Figures 7, 8, and 9 show some key data from a 660-MW coal-fired unit that uses Metso Automation’s version of the D-E-B control system under the umbrella of a maxDNA automation system.
7. Steady as she goes. In this test response of the D-E-B control system on a 660-MW coal-fired drum-type boiler, heat release, rather than feeder speed, is used as the fuel feedback. Source: Metso Automation
8. Better AGC stability. With the same 660-MW unit operating in automatic generation control mode, note that the MW and unit demand curves are virtually identical. Source: Metso Automation
9. Follow the leader. The unit’s load ramp in D-E-B coordinated mode. Note the linear response of the boiler output (turbine first-stage pressure).
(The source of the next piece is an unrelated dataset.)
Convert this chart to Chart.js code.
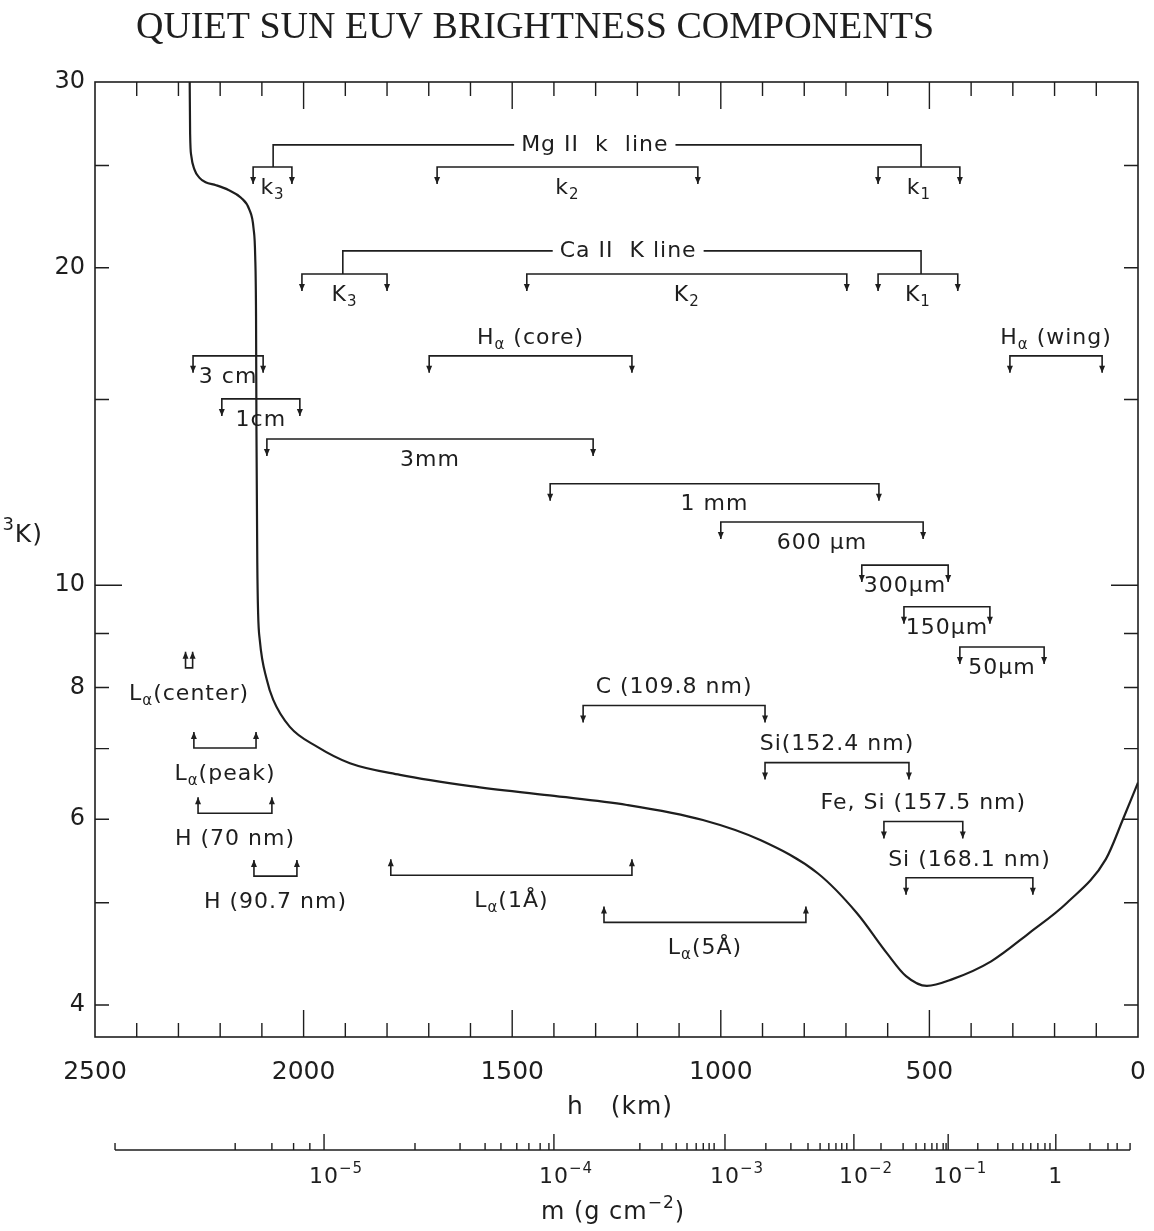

Source: Metso Automation
Recently, the generic version of Metso’s system was upgraded with:
- A means to recalibrate the Heat Release computation on-line if feedwater temperature were to change (for example, if a feedwater heater were to become less efficient or be removed from service).
- A means to reduce the unit’s rate of load change as key process variables approach unacceptable levels and to stop it when those variables exceed safe levels.